Но, как это часто бывало в его биографии, периоды бурного творческого подъема сменялись периодами долгого разочарования. Так было и в 1923 году. Как бы подводя итоги целого десятилетия работы, Кузмин записывает в дневнике: «Если вспомнить все мои дела, предприятия, выступления и то, что называется „карьерой“, — получится страшная неудача, полное неуменье поставить себя да и случайные несчастья. За самое последнее время они учащаются. М<ожет> б<ыть>, я сам виноват, я не спорю. „Ж<изнь> Искусства“, „Красная <газета>“, Б<ольшой> Др<аматический> Театр, Т<еатр> Юн<ых> зрит<елей>, переводы оперетт, „Всем<ирная> Литер<атура>“, всякие „дома“. Где я могу считать себя своим? „Academia“, „Петрополь“ и т. д. Не говоря о своей музыке. Книги, о которых говорили, да и то ругая: „Ал<ександрийские> песни“, „Крылья“, „Сети“, „Куранты“ — все первые. Что писали в 1920–21 году? волосы становятся дыбом. „Мир Ис<кусства>“, „Аполлон“, „Д<ом> Интермедий“, „Привал“ — разве по-настоящему я был там? везде intrus [578]. Так и в знакомствах. А частные предприятия? „Часы“, „Абраксас“? „Петерб<ургские> вечера“? Жалости подобно. Все какая-то фикция» (8 октября 1923 года[579]).

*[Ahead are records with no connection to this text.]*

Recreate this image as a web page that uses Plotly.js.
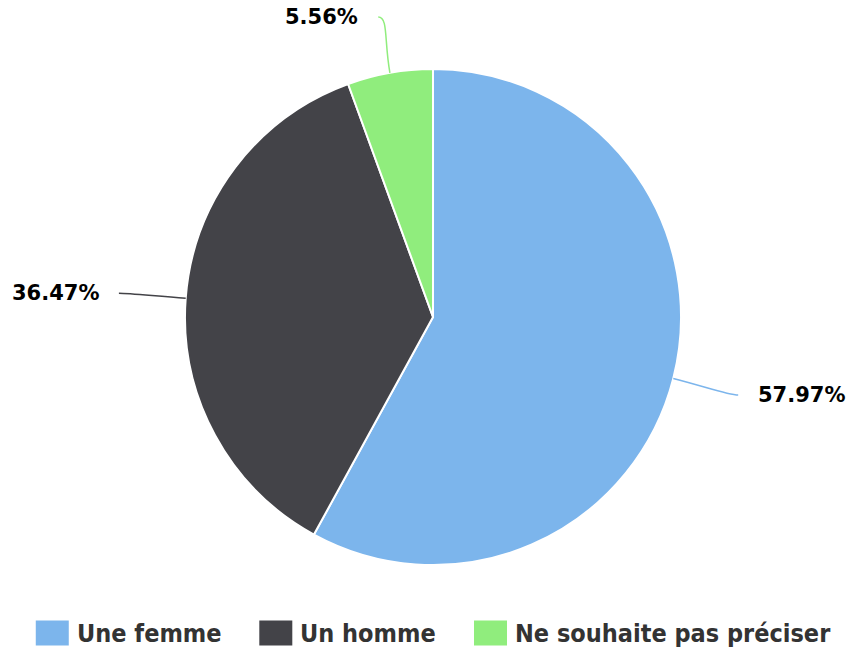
<!DOCTYPE html>
<html><head><meta charset="utf-8">
<script src="https://cdn.plot.ly/plotly-3.0.1.min.js"></script>
<style>html,body{margin:0;padding:0;background:#fff}#chart{width:848px;height:648px}</style>
</head><body><div id="chart"></div>
<script>
// ---- data ----
const categories = ['Une femme', 'Un homme', 'Ne souhaite pas préciser'];
const shares = [57.97, 36.47, 5.56];
const colors = ['#7cb5ec', '#434348', '#90ed7d'];

// ---- layout constants (pixels) ----
const W = 848, H = 648;
const CX = 433, CY = 317, R = 248;
const LABEL_DIST = 67, LABEL_GAP = 18, LABEL_TOP = 17, CURVE = 10;
const labelFont = {family: 'DejaVu Sans', size: 21, color: '#000000', weight: 700};
const legendFontFamily = 'DejaVu Sans Condensed';
const legendFontSize = 25;
const LEG_SQ_W = 33, LEG_SQ_H = 25, LEG_TEXT_OFF = 41, LEG_ITEM_GAP = 38, LEG_Y = 633, LEG_CENTER = 433;

const px = x => x / W;
const py = y => 1 - y / H;

const total = shares.reduce((a, b) => a + b, 0);
const shapes = [];
const annotations = [];

// connectors and labels derived from the slice angles
let cum = 0;
shares.forEach((v, i) => {
  const a = (cum + v / 2) / total * 2 * Math.PI;
  cum += v;
  const sx = Math.sin(a), cy = Math.cos(a);
  const ex = CX + R * sx, ey = CY - R * cy;
  const ax = CX + (R + LABEL_DIST) * sx;
  const ay = Math.max(LABEL_TOP, CY - (R + LABEL_DIST) * cy);
  const right = sx >= 0;
  const c1x = CX + (R + LABEL_DIST * 0.5) * sx, c1y = CY - (R + LABEL_DIST * 0.5) * cy;
  const c2x = right ? ax - CURVE : ax + CURVE, c2y = ay;
  shapes.push({
    type: 'path', xref: 'paper', yref: 'paper',
    path: `M ${px(ex)} ${py(ey)} C ${px(c1x)} ${py(c1y)} ${px(c2x)} ${py(c2y)} ${px(ax)} ${py(ay)}`,
    line: {color: colors[i], width: 1.5}
  });
  annotations.push({
    xref: 'paper', yref: 'paper', showarrow: false,
    x: px(right ? ax + LABEL_GAP : ax - LABEL_GAP), y: py(ay),
    xanchor: right ? 'left' : 'right', yanchor: 'middle',
    text: v.toFixed(2) + '%', font: labelFont
  });
});

// custom legend
const ctx = document.createElement('canvas').getContext('2d');
ctx.font = `bold ${legendFontSize}px "${legendFontFamily}", "DejaVu Sans"`;
const widths = categories.map(c => ctx.measureText(c).width);
const totalW = widths.reduce((s, w) => s + LEG_TEXT_OFF + w, 0) + LEG_ITEM_GAP * (categories.length - 1);
let lx = LEG_CENTER - totalW / 2;
categories.forEach((c, i) => {
  shapes.push({
    type: 'rect', xref: 'paper', yref: 'paper',
    x0: px(lx), x1: px(lx + LEG_SQ_W), y0: py(LEG_Y + LEG_SQ_H / 2), y1: py(LEG_Y - LEG_SQ_H / 2),
    fillcolor: colors[i], line: {width: 0}
  });
  annotations.push({
    xref: 'paper', yref: 'paper', showarrow: false,
    x: px(lx + LEG_TEXT_OFF - 2), y: py(LEG_Y), xanchor: 'left', yanchor: 'middle',
    text: c, font: {family: legendFontFamily + ', DejaVu Sans', size: legendFontSize, color: '#333333', weight: 700}
  });
  lx += LEG_TEXT_OFF + widths[i] + LEG_ITEM_GAP;
});

const trace = {
  type: 'pie', labels: categories, values: shares,
  marker: {colors: colors, line: {color: '#ffffff', width: 2}},
  sort: false, direction: 'clockwise', rotation: 0,
  textinfo: 'none', hoverinfo: 'label+percent',
  domain: {x: [px(CX - R), px(CX + R)], y: [py(CY + R), py(CY - R)]}
};

Plotly.newPlot('chart', [trace], {
  width: W, height: H, margin: {l: 0, r: 0, t: 0, b: 0},
  paper_bgcolor: '#ffffff', showlegend: false,
  shapes: shapes, annotations: annotations
}, {displayModeBar: false, staticPlot: true});
</script></body></html>
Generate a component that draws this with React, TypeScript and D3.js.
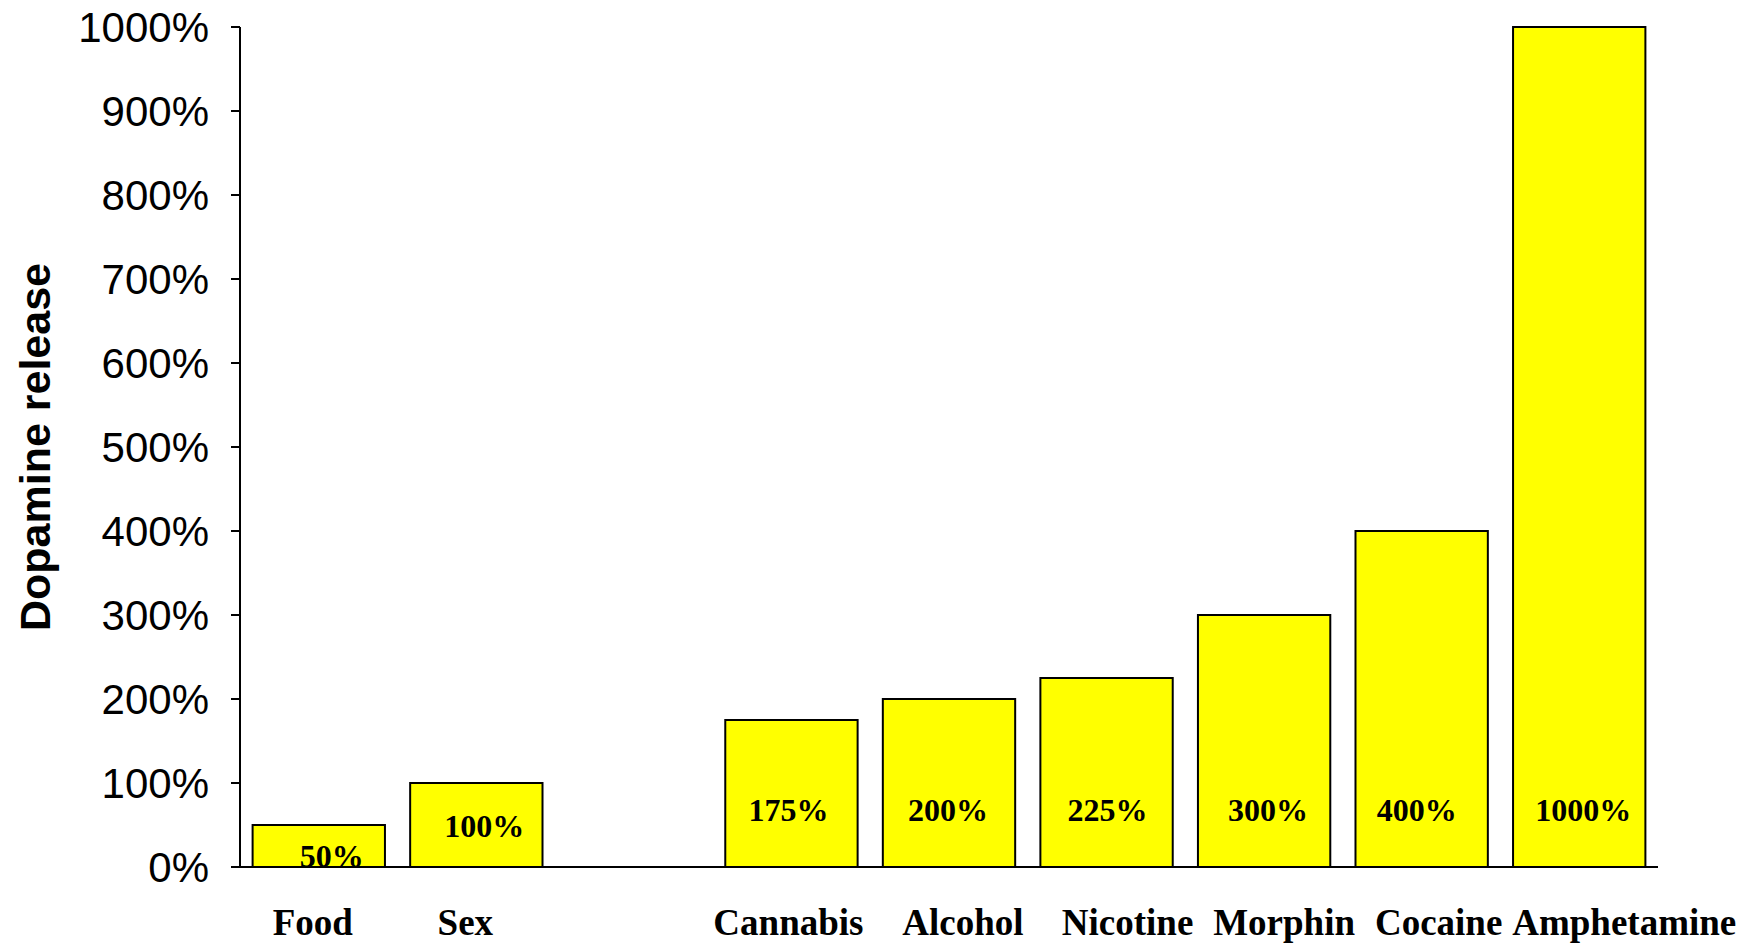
import React from "react";
import * as d3 from "d3";

// Rewards and drugs, with the dopamine release each one produces
const naturalRewards = ["Food", "Sex"];
const drugs = ["Cannabis", "Alcohol", "Nicotine", "Morphin", "Cocaine", "Amphetamine"];
const categories = [...naturalRewards, ...drugs];
const dopamineRelease = [50, 100, 175, 200, 225, 300, 400, 1000];
const yTickValues = [0, 100, 200, 300, 400, 500, 600, 700, 800, 900, 1000];
const yAxisTitle = "Dopamine release";

const W = 1758;
const H = 944;
const plot = { left: 240, right: 1658, top: 27, bottom: 867 };
const GAP = "__gap__"; // empty slot between the natural rewards and the drugs

// Hand-placed text shifts (px) for the category names and the value labels
const nameShift: Record<string, number> = {
  Food: -6, Sex: -11, Cannabis: -3, Alcohol: 14, Nicotine: 21, Morphin: 20, Cocaine: 17, Amphetamine: 45,
};
const valueShift: Record<string, number> = {
  Food: 13, Sex: 8, Cannabis: -3, Alcohol: -1, Nicotine: 1, Morphin: 4, Cocaine: -5, Amphetamine: 4,
};

const x = d3
  .scaleBand<string>()
  .domain([...naturalRewards, GAP, ...drugs])
  .range([plot.left, plot.right])
  .paddingInner(0.16)
  .paddingOuter(0.08);

const y = d3.scaleLinear().domain([0, 1000]).range([plot.bottom, plot.top]);

const sans = "'Liberation Sans', Arial, Helvetica, sans-serif";
const serif = "'Liberation Serif', 'Times New Roman', serif";

export default function App() {
  const rows = categories.map((name, i) => ({ name, value: dopamineRelease[i] }));

  return (
    <svg
      width={W}
      height={H}
      viewBox={`0 0 ${W} ${H}`}
      style={{ position: "fixed", left: 0, top: 0, display: "block", background: "#ffffff" }}
    >
      <rect x={0} y={0} width={W} height={H} fill="#ffffff" />

      {/* bars */}
      {rows.map((d) => (
        <rect
          key={`bar-${d.name}`}
          x={x(d.name)!}
          y={y(d.value)}
          width={x.bandwidth()}
          height={y(0) - y(d.value)}
          fill="#ffff00"
          stroke="#000000"
          strokeWidth={2}
        />
      ))}

      {/* value labels inside the bars */}
      {rows.map((d) => {
        const base = Math.min(y(0), Math.max(y(0) - 46, y(d.value) + 54));
        return (
          <text
            key={`val-${d.name}`}
            x={x(d.name)! + x.bandwidth() / 2 + valueShift[d.name]}
            y={base}
            textAnchor="middle"
            fontFamily={serif}
            fontWeight="bold"
            fontSize={32}
            fill="#000000"
          >
            {`${d.value}%`}
          </text>
        );
      })}

      {/* axes */}
      <line x1={plot.left} x2={plot.left} y1={y(1000)} y2={y(0)} stroke="#000" strokeWidth={2} />
      <line x1={plot.left} x2={plot.right} y1={y(0)} y2={y(0)} stroke="#000" strokeWidth={2} />
      {yTickValues.map((t) => (
        <g key={`tick-${t}`} transform={`translate(0,${y(t)})`}>
          <line x1={plot.left - 9} x2={plot.left} y1={0} y2={0} stroke="#000" strokeWidth={2} />
          <text
            x={209}
            y={0}
            dy="0.36em"
            textAnchor="end"
            fontFamily={sans}
            fontSize={42}
            fill="#000000"
          >
            {`${t}%`}
          </text>
        </g>
      ))}

      {/* category names */}
      {rows.map((d) => (
        <text
          key={`name-${d.name}`}
          x={x(d.name)! + x.bandwidth() / 2 + nameShift[d.name]}
          y={935}
          textAnchor="middle"
          fontFamily={serif}
          fontWeight="bold"
          fontSize={37}
          fill="#000000"
        >
          {d.name}
        </text>
      ))}

      {/* y axis title */}
      <text
        transform={`translate(50,447) rotate(-90)`}
        textAnchor="middle"
        fontFamily={sans}
        fontWeight="bold"
        fontSize={43}
        fill="#000000"
      >
        {yAxisTitle}
      </text>
    </svg>
  );
}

Не повлияла на это положение и новая книга стихов, вышедшая в конце 1922 года (на обложке помеченная «1923»). Дело в том, что даже в руки самого Кузмина «Параболы» — так назывался новый сборник — попали только через год после появления в свет в Берлине, где теперь обосновался «Петрополис». 14 октября он записывает: «У Радловых тихо, холодновато, чуть-чуть кисло. Был Ник<олай> Эрнест<ович Радлов> и Бор. Папаригопуло. Смотрели „Параболы“. Кажется, книга слишком почтенна и отвлеченна». Уже в марте 1924 года Кузмин жаловался издателю книги Я. Н. Блоху: «Потом, относительно „Парабол“. Ионов меня уверял, что они не запрещены (чему я, по правде сказать, не очень-то верю), а между тем их нигде нет и не было, равно как и „Сетей“[580] <…> Или это пометка — Петроград-Берлин — служит помехой? В чем дело? „Парабол“ все жаждут»[581]. Кузмину было, как и многим другим, еще невдомек, что это вовсе не случайность, а начавшееся систематическое удушение всякой связи с заграницей, так выразительно описанное Вл. Ходасевичем в воспоминаниях о Горьком: советские инстанции всячески уверяли заграничных издателей, что берлинские книги, напечатанные по новой орфографии, будут беспрепятственно допускаться в Россию, а сами решительно перекрывали все пути их распространения. И вообще цензура все чаще начинала показывать зубы. Именно она прекратила деятельность альманаха «Абраксас», причем вовсе не по каким-либо политическим мотивам. 5 июля 1924 года Кузмин сообщал давнему своему знакомцу В. В. Руслову, связь с которым несколько оживилась в это время: «„Абраксас“ запретили за литературную непонятность и крайности. Хлопочем. Наверное, зря. Сам я продолжаю „Римские чудеса“ и перевожу „Zauberflöte“[582] Моцарта для актеатров. Вообще работаю, хотя неожиданные запреты и действуют удручительно»[583].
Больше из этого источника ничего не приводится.